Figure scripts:
========================
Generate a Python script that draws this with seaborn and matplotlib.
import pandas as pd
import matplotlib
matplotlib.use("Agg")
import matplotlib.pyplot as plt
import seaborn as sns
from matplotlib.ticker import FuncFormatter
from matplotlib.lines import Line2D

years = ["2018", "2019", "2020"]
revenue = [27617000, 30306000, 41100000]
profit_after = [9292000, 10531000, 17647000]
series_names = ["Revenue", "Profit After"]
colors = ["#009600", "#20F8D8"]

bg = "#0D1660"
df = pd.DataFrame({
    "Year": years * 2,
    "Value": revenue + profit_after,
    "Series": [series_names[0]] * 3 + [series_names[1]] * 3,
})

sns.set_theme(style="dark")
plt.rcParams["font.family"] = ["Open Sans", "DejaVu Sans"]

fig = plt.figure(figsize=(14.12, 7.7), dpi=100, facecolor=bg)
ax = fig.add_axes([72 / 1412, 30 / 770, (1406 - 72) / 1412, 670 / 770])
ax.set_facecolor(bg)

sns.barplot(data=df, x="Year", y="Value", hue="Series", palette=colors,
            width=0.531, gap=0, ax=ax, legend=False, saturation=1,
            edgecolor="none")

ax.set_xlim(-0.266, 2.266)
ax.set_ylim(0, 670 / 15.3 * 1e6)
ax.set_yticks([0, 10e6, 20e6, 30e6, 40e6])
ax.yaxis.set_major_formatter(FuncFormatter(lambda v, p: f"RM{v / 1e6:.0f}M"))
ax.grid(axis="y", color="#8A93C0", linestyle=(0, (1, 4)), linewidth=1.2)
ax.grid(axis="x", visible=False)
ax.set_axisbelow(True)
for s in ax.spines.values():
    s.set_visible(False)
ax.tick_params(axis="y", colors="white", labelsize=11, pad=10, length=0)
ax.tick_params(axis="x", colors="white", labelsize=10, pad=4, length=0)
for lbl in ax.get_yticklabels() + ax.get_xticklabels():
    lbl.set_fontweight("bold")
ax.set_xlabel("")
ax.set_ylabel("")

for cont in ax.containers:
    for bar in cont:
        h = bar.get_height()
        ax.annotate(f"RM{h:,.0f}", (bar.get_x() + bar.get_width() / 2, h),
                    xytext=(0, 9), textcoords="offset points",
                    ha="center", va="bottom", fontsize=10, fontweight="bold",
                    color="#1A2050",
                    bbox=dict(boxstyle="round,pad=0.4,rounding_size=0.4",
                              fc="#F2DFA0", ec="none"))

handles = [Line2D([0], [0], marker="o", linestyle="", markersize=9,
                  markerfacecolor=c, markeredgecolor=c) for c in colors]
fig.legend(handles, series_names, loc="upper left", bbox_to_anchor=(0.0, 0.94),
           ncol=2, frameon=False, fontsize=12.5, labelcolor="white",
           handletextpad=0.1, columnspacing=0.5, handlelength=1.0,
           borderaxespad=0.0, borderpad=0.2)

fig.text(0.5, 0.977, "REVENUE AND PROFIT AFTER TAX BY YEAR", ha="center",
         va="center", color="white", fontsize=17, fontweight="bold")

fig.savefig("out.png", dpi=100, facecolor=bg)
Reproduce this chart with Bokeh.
========================
INSTRUCTION —
Reproduce the full set of records precisely.

RESULT —
Generate a Python script that draws this with seaborn and matplotlib.
import pandas as pd
import matplotlib
matplotlib.use("Agg")
import matplotlib.pyplot as plt
import seaborn as sns
from matplotlib.ticker import FuncFormatter
from matplotlib.lines import Line2D

years = ["2018", "2019", "2020"]
revenue = [27617000, 30306000, 41100000]
profit_after = [9292000, 10531000, 17647000]
series_names = ["Revenue", "Profit After"]
colors = ["#009600", "#20F8D8"]

bg = "#0D1660"
df = pd.DataFrame({
    "Year": years * 2,
    "Value": revenue + profit_after,
    "Series": [series_names[0]] * 3 + [series_names[1]] * 3,
})

sns.set_theme(style="dark")
plt.rcParams["font.family"] = ["Open Sans", "DejaVu Sans"]

fig = plt.figure(figsize=(14.12, 7.7), dpi=100, facecolor=bg)
ax = fig.add_axes([72 / 1412, 30 / 770, (1406 - 72) / 1412, 670 / 770])
ax.set_facecolor(bg)

sns.barplot(data=df, x="Year", y="Value", hue="Series", palette=colors,
            width=0.531, gap=0, ax=ax, legend=False, saturation=1,
            edgecolor="none")

ax.set_xlim(-0.266, 2.266)
ax.set_ylim(0, 670 / 15.3 * 1e6)
ax.set_yticks([0, 10e6, 20e6, 30e6, 40e6])
ax.yaxis.set_major_formatter(FuncFormatter(lambda v, p: f"RM{v / 1e6:.0f}M"))
ax.grid(axis="y", color="#8A93C0", linestyle=(0, (1, 4)), linewidth=1.2)
ax.grid(axis="x", visible=False)
ax.set_axisbelow(True)
for s in ax.spines.values():
    s.set_visible(False)
ax.tick_params(axis="y", colors="white", labelsize=11, pad=10, length=0)
ax.tick_params(axis="x", colors="white", labelsize=10, pad=4, length=0)
for lbl in ax.get_yticklabels() + ax.get_xticklabels():
    lbl.set_fontweight("bold")
ax.set_xlabel("")
ax.set_ylabel("")

for cont in ax.containers:
    for bar in cont:
        h = bar.get_height()
        ax.annotate(f"RM{h:,.0f}", (bar.get_x() + bar.get_width() / 2, h),
                    xytext=(0, 9), textcoords="offset points",
                    ha="center", va="bottom", fontsize=10, fontweight="bold",
                    color="#1A2050",
                    bbox=dict(boxstyle="round,pad=0.4,rounding_size=0.4",
                              fc="#F2DFA0", ec="none"))

handles = [Line2D([0], [0], marker="o", linestyle="", markersize=9,
                  markerfacecolor=c, markeredgecolor=c) for c in colors]
fig.legend(handles, series_names, loc="upper left", bbox_to_anchor=(0.0, 0.94),
           ncol=2, frameon=False, fontsize=12.5, labelcolor="white",
           handletextpad=0.1, columnspacing=0.5, handlelength=1.0,
           borderaxespad=0.0, borderpad=0.2)

fig.text(0.5, 0.977, "REVENUE AND PROFIT AFTER TAX BY YEAR", ha="center",
         va="center", color="white", fontsize=17, fontweight="bold")

fig.savefig("out.png", dpi=100, facecolor=bg)
Reproduce this chart with Bokeh.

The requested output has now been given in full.